Fruits and Vegetables to enjoy this summer


Watercress has a peppery flavor and makes a great addition to any summer salad. Watercress tops the Centers for Disease Control and Prevention’s list of “powerhouse” fruits and vegetables because it was found to be the most nutrient-dense food.

Watercress has only 11 calories per 100 grams and is an excellent source of ascorbic acid (vitamin C), containing a denser concentration of vitamin C than an orange. It is also an excellent source of calcium, iron, folate, and vitamins A, B6, and K. A study in the American Journal of Clinical Nutrition found that eating a daily portion of watercress could significantly reduce DNA damage to blood cells that is considered an important trigger in the development of cancer.


Fava beans are a healthy summer delicacy.
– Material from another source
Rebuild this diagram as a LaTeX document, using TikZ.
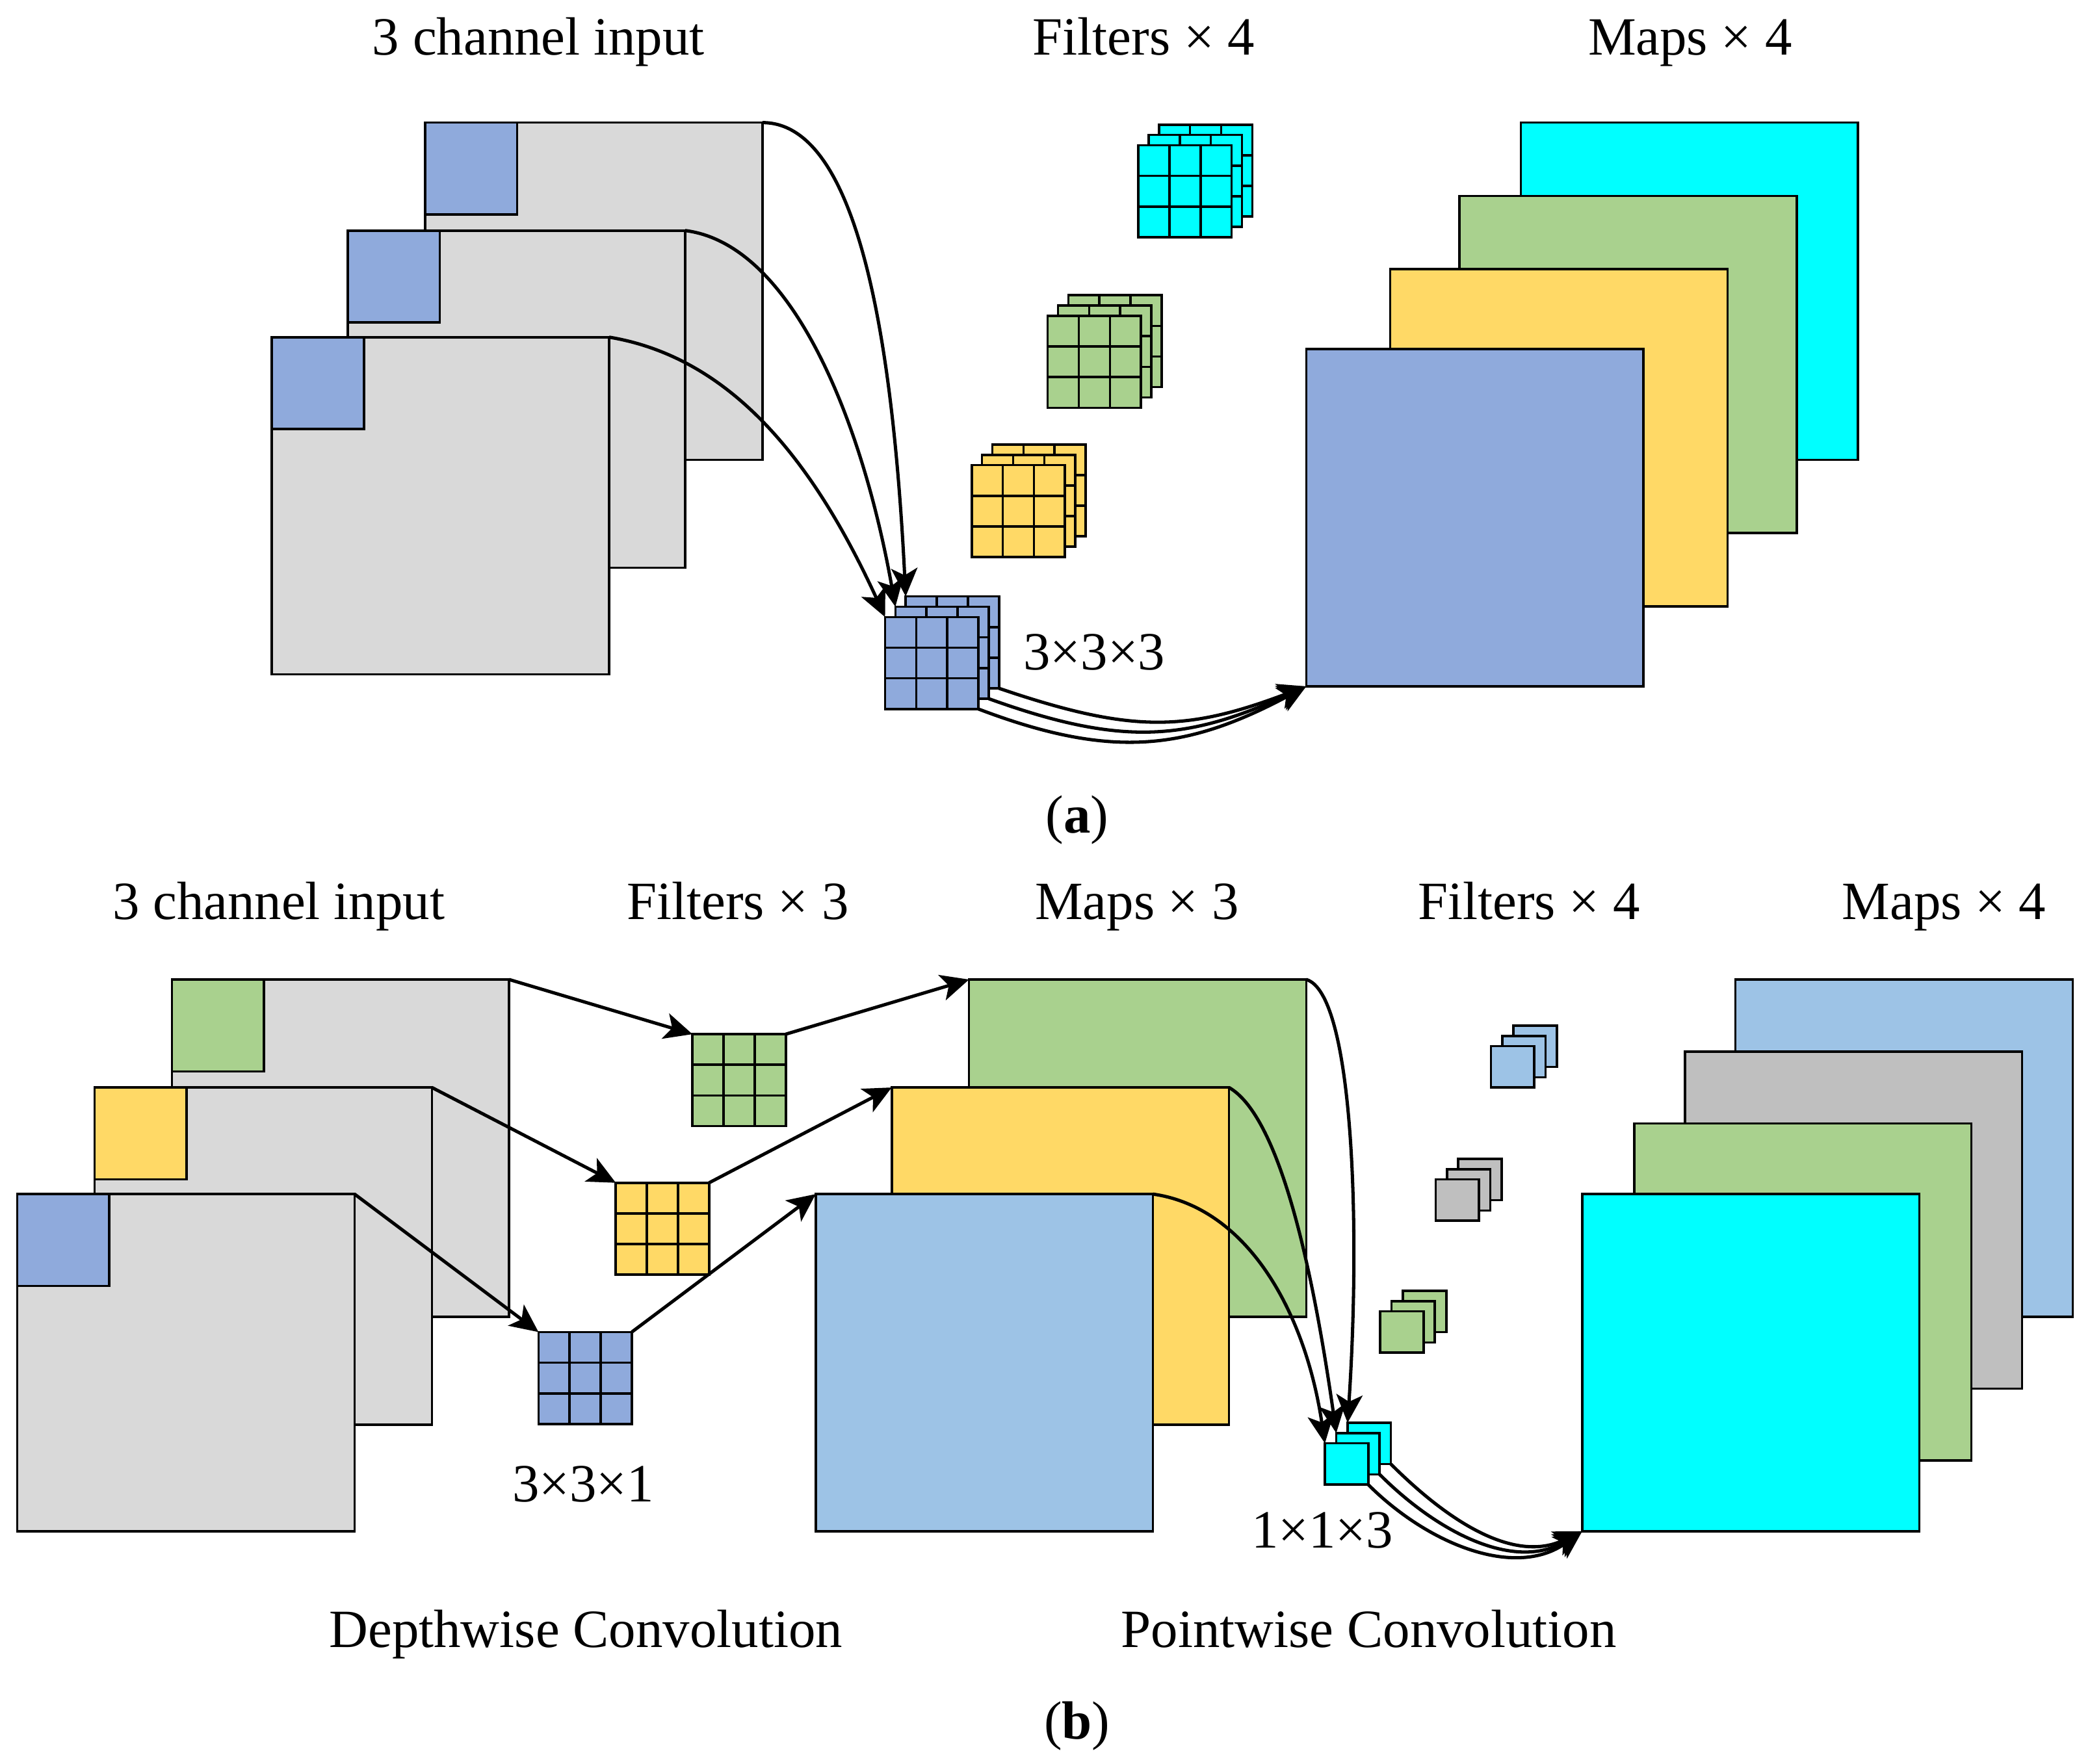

These legumes, also known as broad beans, are a great source of lean protein and are a good source of potassium, magnesium, zinc, and vitamins B1, B6, and K. They are also rich in fiber and have no cholesterol or saturated fat. Fava beans can be served raw or cooked, though the pods must first be blanched.


Watermelon is almost 92% water, making it a great source of hydration in hot weather. It has only 88 calories in a two-cup serving and one gram of fiber, which slows digestion and helps keep you feeling full longer. It is a great source of lycopene, an antioxidant that may help protect cells from damage.


Swiss chard is a leafy green vegetable that is also included on the CDC list of powerhouse fruits and vegetables for being packed with nutrients and vitamins.  Studies have shown that chard can be especially beneficial to diabetics because it has unique benefits for blood-sugar regulation. The vegetable contains syringic acid, which inhibits the activity of alpha-glucosidase (an enzyme that usually breaks down carbohydrates into simple sugars). Swiss chard also has a good amount of fiber (3 1/2 grams per cooked cup), protein, antioxidants, calcium and Vitamin K. As an added bonus, a cooked cup has only 35 calories. Swiss chard can be eaten raw in salads or cooked and sauteed.


Passion fruit is a great summer treat, with a long list of health benefits attributed to it. Native to South America, passion fruit is a source of fiber, antioxidants, and vitamins A and C. One serving of this fruit will also give you two times as much potassium as a banana.

Passion Fruit

Radishes are very good for you. This root crop is low in calories and has a high water content (about 90%). Radishes are also a great source of vitamin C, fiber, potassium, and folate. They are natural diuretics and are very filling. They are also good for the liver as natural detoxifiers and can even be used to treat bee stings and insect bites because of their antipruritic properties. Radishes are also included on the CDC’s list of powerhouse fruits and vegetables.

Seabreeze Radishes

Arugula is a leafy green that is in season from late spring through September also found on the CDC’s list of powerhouse fruits and vegetables. It is part of the cabbage family and has a mild peppery, spicy taste. It has just 4 calories a cup while being an excellent source of folate, fiber, calcium, and vitamins A, C, and K. In fact, it contains 14% of your daily vitamin K requirements. This popular green also contains lutein, an antioxidant that helps maintain healthy eyes, skin, and heart.


Peaches are a pretty tasty and healthy summer snack: They are low in calories (with a typical peach containing only 68) and a great source of fiber. The fruit also contains 10 different vitamins, including vitamin C, an antioxidant and tissue-builder, as well as vitamin A, important to healthy vision. Peaches are also a good source of vitamins E and K, potassium, magnesium, and calcium.

Peach season is at its peak in July and August. Try grilling them to make an extra-special treat.

Peaches (1)

Zucchini and other summer squash can be served raw, grilled, rolled, or diced. It has only 20 calories a cup and no fat or cholesterol while providing 35% of your daily-recommended vitamin C. It is also a great source of fiber and potassium. Try making “zoodles” this summer with a spiral slicer that transforms zucchini into a healthy substitute for pasta.


Raspberries are a great source of fiber: one cup has 8 grams of fiber, some of which is soluble in the form of pectin, which helps lower cholesterol. They are also a source of antioxidants, vitamins, and minerals, including potassium and vitamin C. A cup of raspberries has only 64 calories, and the fruit can even possibly help fight inflammatory conditions, such as arthritis.